PASER: Post-Training Data Selection for Efficient Pruned Large Language Model Recovery

Model pruning is an effective approach for compressing large language models (LLMs). However, this process often leads to significant degradation of model capabilities. While post-training techniques such as instruction tuning are commonly employed to recover model performance, existing methods often overlook the uneven deterioration of model capabilities and incur high computational costs. Moreover, some irrelevant instructions may also introduce negative effects to model capacity recovery. To address these challenges, we propose the \textbf{P}ost-training d\textbf{A}ta \textbf{S}election method for \textbf{E}fficient pruned large language model \textbf{R}ecovery (\textbf{PASER}). PASER aims to identify instructions to recover the most compromised model capacities with a certain data budget. Our approach first applies manifold learning and spectral clustering to group recovery instructions in the semantic space, revealing capability-specific instruction sets. Then, the data budget is adaptively allocated across clusters by the degree of corresponding model capability degradation. In each cluster, we prioritize data samples that lead to the most decline of model performance. To mitigate potential negative tuning effects, we also detect and filter out conflicting or irrelevant recovery data. Extensive experiments demonstrate that PASER significantly outperforms conventional baselines, effectively recovering the general capabilities of pruned LLMs while utilizing merely 4%-20% of the original post-training data. We provide the code repository in \href{https://github.com/BokwaiHo/PASER}{Link}.

💡 Research Summary

The paper introduces PASER, a post‑training data selection framework designed to efficiently recover the capabilities of large language models (LLMs) that have been compressed through pruning. While pruning dramatically reduces model size, it inevitably degrades performance, and the degradation is often uneven across different functional abilities (e.g., reasoning, mathematics, code generation). Existing recovery methods typically fine‑tune the pruned model on the full instruction‑tuning dataset, which incurs high computational cost and may still fail to restore the most damaged capabilities.

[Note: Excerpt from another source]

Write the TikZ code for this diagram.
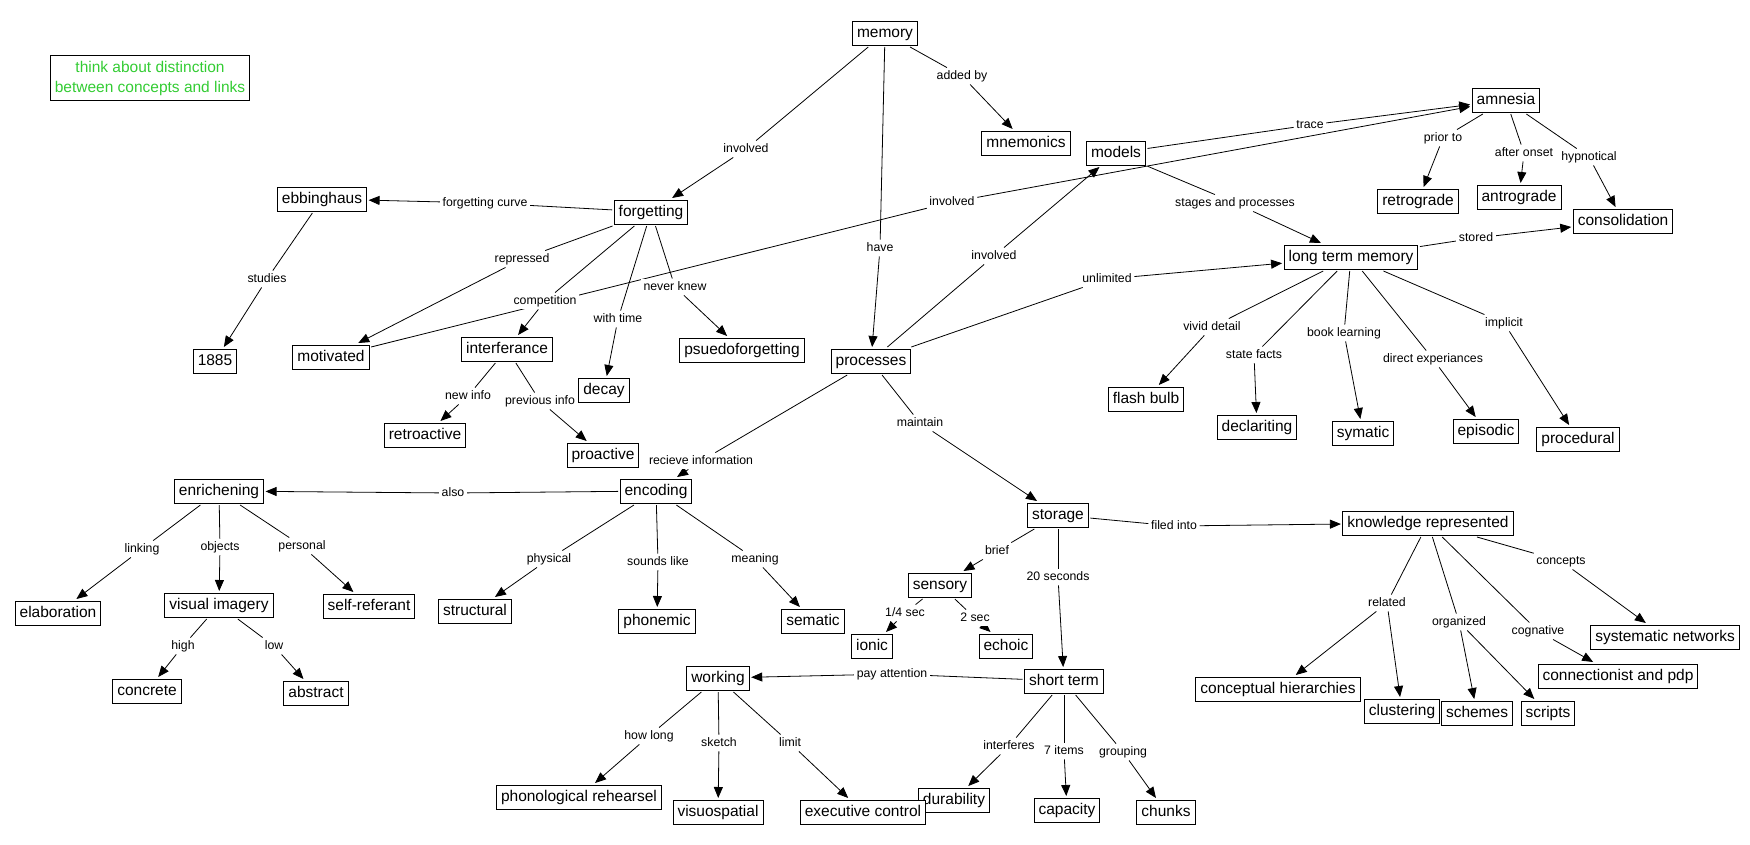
\documentclass[tikz,border=0pt]{standalone}
\usepackage{fontspec}
\setmainfont{Liberation Sans}
\usetikzlibrary{arrows.meta,backgrounds}
\definecolor{note}{HTML}{33CC33}
\tikzset{concept/.style={draw=black,fill=white,rectangle,line width=1pt,inner xsep=4.5pt,inner ysep=4.5pt,text height=11.5pt,text depth=3.5pt,outer sep=2pt,font=\fontsize{15.5}{18}\selectfont}}
\tikzset{linker/.style={fill=white,inner sep=2.5pt,text height=9pt,text depth=2.5pt,font=\fontsize{12.3}{14}\selectfont}}
\tikzset{notebox/.style={draw=black,line width=1pt,align=center,text=note,minimum width=199pt,minimum height=45pt,inner sep=2pt,font=\fontsize{15.5}{20}\selectfont}}
\tikzset{plain/.style={line width=0.8pt}}
\tikzset{arrow/.style={line width=0.8pt,-{Triangle[length=11pt,width=9pt]}}}

\begin{document}
\begin{tikzpicture}[x=1pt,y=-1pt]
        \useasboundingbox (0,0) rectangle (1750,844);
        \node[notebox] (note) at (150,78) {think about distinction\\between concepts and links};

        \node[concept] (memory) at (885,33) {memory};
        \node[concept] (mnemonics) at (1026,143) {mnemonics};
        \node[concept] (models) at (1116,153) {models};
        \node[concept] (amnesia) at (1506,100) {amnesia};
        \node[concept] (retrograde) at (1418,201) {retrograde};
        \node[concept] (antrograde) at (1519,197) {antrograde};
        \node[concept] (consolidation) at (1623,221) {consolidation};
        \node[concept] (ltm) at (1351,257) {long term memory};
        \node[concept] (ebbinghaus) at (322,199) {ebbinghaus};
        \node[concept] (forgetting) at (651,212) {forgetting};
        \node[concept] (year) at (215,361) {1885};
        \node[concept] (motivated) at (331,357) {motivated};
        \node[concept] (interferance) at (507,349) {interferance};
        \node[concept] (decay) at (604,390) {decay};
        \node[concept] (psuedo) at (742,350) {psuedoforgetting};
        \node[concept] (processes) at (871,361) {processes};
        \node[concept] (retroactive) at (425,435) {retroactive};
        \node[concept] (proactive) at (603,455) {proactive};
        \node[concept] (flashbulb) at (1146,399) {flash bulb};
        \node[concept] (declariting) at (1257,427) {declariting};
        \node[concept] (symatic) at (1363,433) {symatic};
        \node[concept] (episodic) at (1486,431) {episodic};
        \node[concept] (procedural) at (1578,439) {procedural};
        \node[concept] (enrichening) at (219,491) {enrichening};
        \node[concept] (encoding) at (656,491) {encoding};
        \node[concept] (storage) at (1058,515) {storage};
        \node[concept] (knowledge) at (1428,523) {knowledge represented};
        \node[concept] (elaboration) at (58,613) {elaboration};
        \node[concept] (visual) at (219,605) {visual imagery};
        \node[concept] (selfref) at (369,606) {self-referant};
        \node[concept] (structural) at (475,611) {structural};
        \node[concept] (phonemic) at (657,621) {phonemic};
        \node[concept] (sematic) at (813,621) {sematic};
        \node[concept] (sensory) at (940,585) {sensory};
        \node[concept] (ionic) at (872,646) {ionic};
        \node[concept] (echoic) at (1006,646) {echoic};
        \node[concept] (concrete) at (147,691) {concrete};
        \node[concept] (abstract) at (316,693) {abstract};
        \node[concept] (working) at (718,678) {working};
        \node[concept] (shortterm) at (1064,681) {short term};
        \node[concept] (phono) at (579,797) {phonological rehearsel};
        \node[concept] (visuo) at (718,812) {visuospatial};
        \node[concept] (durability) at (954,800) {durability};
        \node[concept] (executive) at (863,812) {executive control};
        \node[concept] (capacity) at (1067,810) {capacity};
        \node[concept] (chunks) at (1166,812) {chunks};
        \node[concept] (hierarchies) at (1278,689) {conceptual hierarchies};
        \node[concept] (clustering) at (1402,711) {clustering};
        \node[concept] (schemes) at (1477,713) {schemes};
        \node[concept] (scripts) at (1548,713) {scripts};
        \node[concept] (connectionist) at (1618,676) {connectionist and pdp};
        \node[concept] (systematic) at (1665,637) {systematic networks};

        \node[linker] (involvedA) at (746,149) {involved};
        \node[linker] (addedby) at (962,76) {added by};
        \node[linker] (have) at (880,248) {have};
        \node[linker] (curve) at (485,203) {forgetting curve};
        \node[linker] (studies) at (267,279) {studies};
        \node[linker] (repressed) at (522,259) {repressed};
        \node[linker] (competition) at (545,301) {competition};
        \node[linker] (withtime) at (618,319) {with time};
        \node[linker] (neverknew) at (675,287) {never knew};
        \node[linker] (involvedB) at (952,202) {involved};
        \node[linker] (newinfo) at (468,396) {new info};
        \node[linker] (previnfo) at (540,401) {previous info};
        \node[linker] (trace) at (1310,125) {trace};
        \node[linker] (stages) at (1235,203) {stages and processes};
        \node[linker] (involvedC) at (994,256) {involved};
        \node[linker] (unlimited) at (1107,279) {unlimited};
        \node[linker] (recieve) at (701,461) {recieve information};
        \node[linker] (maintain) at (920,423) {maintain};
        \node[linker] (priorto) at (1443,138) {prior to};
        \node[linker] (afteronset) at (1524,153) {after onset};
        \node[linker] (hypnotical) at (1589,157) {hypnotical};
        \node[linker] (stored) at (1476,238) {stored};
        \node[linker] (vivid) at (1212,327) {vivid detail};
        \node[linker] (statefacts) at (1254,355) {state facts};
        \node[linker] (booklearning) at (1344,333) {book learning};
        \node[linker] (direct) at (1433,359) {direct experiances};
        \node[linker] (implicit) at (1504,323) {implicit};
        \node[linker] (also) at (453,493) {also};
        \node[linker] (physical) at (549,559) {physical};
        \node[linker] (soundslike) at (658,562) {sounds like};
        \node[linker] (meaning) at (755,559) {meaning};
        \node[linker] (linking) at (142,549) {linking};
        \node[linker] (objects) at (220,547) {objects};
        \node[linker] (personal) at (302,546) {personal};
        \node[linker] (high) at (183,646) {high};
        \node[linker] (low) at (274,646) {low};
        \node[linker] (filedinto) at (1174,526) {filed into};
        \node[linker] (brief) at (997,551) {brief};
        \node[linker] (twenty) at (1058,577) {20 seconds};
        \node[linker] (quarter) at (905,613) {1/4 sec};
        \node[linker] (twosec) at (975,618) {2 sec};
        \node[linker] (payattention) at (892,674) {pay attention};
        \node[linker] (interferes) at (1009,746) {interferes};
        \node[linker] (seven) at (1064,751) {7 items};
        \node[linker] (grouping) at (1123,752) {grouping};
        \node[linker] (howlong) at (649,736) {how long};
        \node[linker] (sketch) at (719,743) {sketch};
        \node[linker] (limit) at (790,743) {limit};
        \node[linker] (related) at (1387,603) {related};
        \node[linker] (organized) at (1459,622) {organized};
        \node[linker] (cognative) at (1538,631) {cognative};
        \node[linker] (concepts) at (1561,561) {concepts};

        \begin{scope}[on background layer]
        \draw[plain] (memory) -- (involvedA);
        \draw[arrow] (involvedA) -- (forgetting);
        \draw[plain] (memory) -- (addedby);
        \draw[arrow] (addedby) -- (mnemonics);
        \draw[plain] (memory) -- (have);
        \draw[arrow] (have) -- (processes);
        \draw[plain] (forgetting) -- (curve);
        \draw[arrow] (curve) -- (ebbinghaus);
        \draw[plain] (ebbinghaus) -- (studies);
        \draw[arrow] (studies) -- (year);
        \draw[plain] (forgetting) -- (repressed);
        \draw[arrow] (repressed) -- (motivated);
        \draw[plain] (forgetting) -- (competition);
        \draw[arrow] (competition) -- (interferance);
        \draw[plain] (forgetting) -- (withtime);
        \draw[arrow] (withtime) -- (decay);
        \draw[plain] (forgetting) -- (neverknew);
        \draw[arrow] (neverknew) -- (psuedo);
        \draw[plain] (motivated) -- (involvedB);
        \draw[arrow] (involvedB) -- (amnesia);
        \draw[plain] (interferance) -- (newinfo);
        \draw[arrow] (newinfo) -- (retroactive);
        \draw[plain] (interferance) -- (previnfo);
        \draw[arrow] (previnfo) -- (proactive);
        \draw[plain] (models) -- (trace);
        \draw[arrow] (trace) -- (amnesia);
        \draw[plain] (models) -- (stages);
        \draw[arrow] (stages) -- (ltm);
        \draw[plain] (processes) -- (involvedC);
        \draw[arrow] (involvedC) -- (models);
        \draw[plain] (processes) -- (unlimited);
        \draw[arrow] (unlimited) -- (ltm);
        \draw[plain] (processes) -- (recieve);
        \draw[arrow] (recieve) -- (encoding);
        \draw[plain] (processes) -- (maintain);
        \draw[arrow] (maintain) -- (storage);
        \draw[plain] (amnesia) -- (priorto);
        \draw[arrow] (priorto) -- (retrograde);
        \draw[plain] (amnesia) -- (afteronset);
        \draw[arrow] (afteronset) -- (antrograde);
        \draw[plain] (amnesia) -- (hypnotical);
        \draw[arrow] (hypnotical) -- (consolidation);
        \draw[plain] (ltm) -- (stored);
        \draw[arrow] (stored) -- (consolidation);
        \draw[plain] (ltm) -- (vivid);
        \draw[arrow] (vivid) -- (flashbulb);
        \draw[plain] (ltm) -- (statefacts);
        \draw[arrow] (statefacts) -- (declariting);
        \draw[plain] (ltm) -- (booklearning);
        \draw[arrow] (booklearning) -- (symatic);
        \draw[plain] (ltm) -- (direct);
        \draw[arrow] (direct) -- (episodic);
        \draw[plain] (ltm) -- (implicit);
        \draw[arrow] (implicit) -- (procedural);
        \draw[plain] (encoding) -- (also);
        \draw[arrow] (also) -- (enrichening);
        \draw[plain] (encoding) -- (physical);
        \draw[arrow] (physical) -- (structural);
        \draw[plain] (encoding) -- (soundslike);
        \draw[arrow] (soundslike) -- (phonemic);
        \draw[plain] (encoding) -- (meaning);
        \draw[arrow] (meaning) -- (sematic);
        \draw[plain] (enrichening) -- (linking);
        \draw[arrow] (linking) -- (elaboration);
        \draw[plain] (enrichening) -- (objects);
        \draw[arrow] (objects) -- (visual);
        \draw[plain] (enrichening) -- (personal);
        \draw[arrow] (personal) -- (selfref);
        \draw[plain] (visual) -- (high);
        \draw[arrow] (high) -- (concrete);
        \draw[plain] (visual) -- (low);
        \draw[arrow] (low) -- (abstract);
        \draw[plain] (storage) -- (filedinto);
        \draw[arrow] (filedinto) -- (knowledge);
        \draw[plain] (storage) -- (brief);
        \draw[arrow] (brief) -- (sensory);
        \draw[plain] (storage) -- (twenty);
        \draw[arrow] (twenty) -- (shortterm);
        \draw[plain] (sensory) -- (quarter);
        \draw[arrow] (quarter) -- (ionic);
        \draw[plain] (sensory) -- (twosec);
        \draw[arrow] (twosec) -- (echoic);
        \draw[plain] (shortterm) -- (payattention);
        \draw[arrow] (payattention) -- (working);
        \draw[plain] (shortterm) -- (interferes);
        \draw[arrow] (interferes) -- (durability);
        \draw[plain] (shortterm) -- (seven);
        \draw[arrow] (seven) -- (capacity);
        \draw[plain] (shortterm) -- (grouping);
        \draw[arrow] (grouping) -- (chunks);
        \draw[plain] (working) -- (howlong);
        \draw[arrow] (howlong) -- (phono);
        \draw[plain] (working) -- (sketch);
        \draw[arrow] (sketch) -- (visuo);
        \draw[plain] (working) -- (limit);
        \draw[arrow] (limit) -- (executive);
        \draw[plain] (knowledge) -- (related);
        \draw[arrow] (related) -- (hierarchies);
        \draw[arrow] (related) -- (clustering);
        \draw[plain] (knowledge) -- (organized);
        \draw[arrow] (organized) -- (schemes);
        \draw[arrow] (organized) -- (scripts);
        \draw[plain] (knowledge) -- (cognative);
        \draw[arrow] (cognative) -- (connectionist);
        \draw[plain] (knowledge) -- (concepts);
        \draw[arrow] (concepts) -- (systematic);
        \end{scope}

\end{tikzpicture}
\end{document}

PASER addresses these issues through three tightly coupled components. First, it clusters the entire instruction set into capability‑specific groups. Each instruction is embedded with Sentence‑BERT, then a diffusion kernel is applied to capture non‑linear relationships and produce a low‑dimensional manifold representation. Non‑negative‑matrix‑factorization (NMF) based spectral clustering is performed on these representations, yielding K clusters that correspond to distinct model abilities.

Second, PASER quantifies how much each capability has deteriorated after pruning. For every cluster, it computes a Capability Degradation Score (CDS) by measuring the Jensen‑Shannon Divergence (JSD) between the token‑level output distributions of the original model and the pruned model. JSD’s symmetry, bounded range, and robustness to outliers make it a reliable indicator of subtle performance loss. The overall data budget (typically 4 %–20 % of the original instruction set) is then allocated proportionally to the CDS of each cluster, ensuring that the most severely damaged abilities receive more training examples. Within each cluster, PASER prioritizes samples that cause the greatest loss in the pruned model’s predictions, while also accounting for the computational cost of each sample (e.g., token length) to maximize training efficiency.

Third, PASER mitigates negative tuning effects by constructing a concept‑consistency graph among the selected samples. Nodes represent instructions, and edges encode semantic similarity and alignment with the target capability. Graph analysis identifies and removes conflicting or irrelevant instructions that could confuse the model during fine‑tuning, thereby reducing the risk of performance degradation caused by noisy data.

The authors provide a theoretical analysis of PASER’s time complexity (approximately O(N log N)) and derive an error bound for the sampling process, offering guarantees on both efficiency and effectiveness. Empirical evaluation spans a diverse set of LLMs—including LLaMA 2/3/3.1, Baichuan 2, Qwen 2.5/3, and Mixtral 8×7B—under various pruning schemes (unstructured, semi‑structured, and structured). Compared with baselines that use the full dataset, random subsets, or existing data‑selection methods (e.g., LESS, IFD), PASER consistently achieves higher recovery performance while using a fraction of the data. Notably, for high‑difficulty tasks such as mathematical reasoning and code generation, PASER restores performance to within a few percentage points of the original unpruned model, whereas baselines lag significantly. Training time is reduced by 30 %–45 %, and memory consumption is also lowered due to the smaller dataset.

In summary, PASER offers a principled, capability‑aware approach to post‑pruning recovery: it clusters instructions by semantic structure, allocates data budget based on measured degradation, selects the most impactful samples, and filters out harmful data. This results in a cost‑effective recovery pipeline that can be readily applied in production settings where pruned LLMs need to be redeployed with minimal loss of functionality.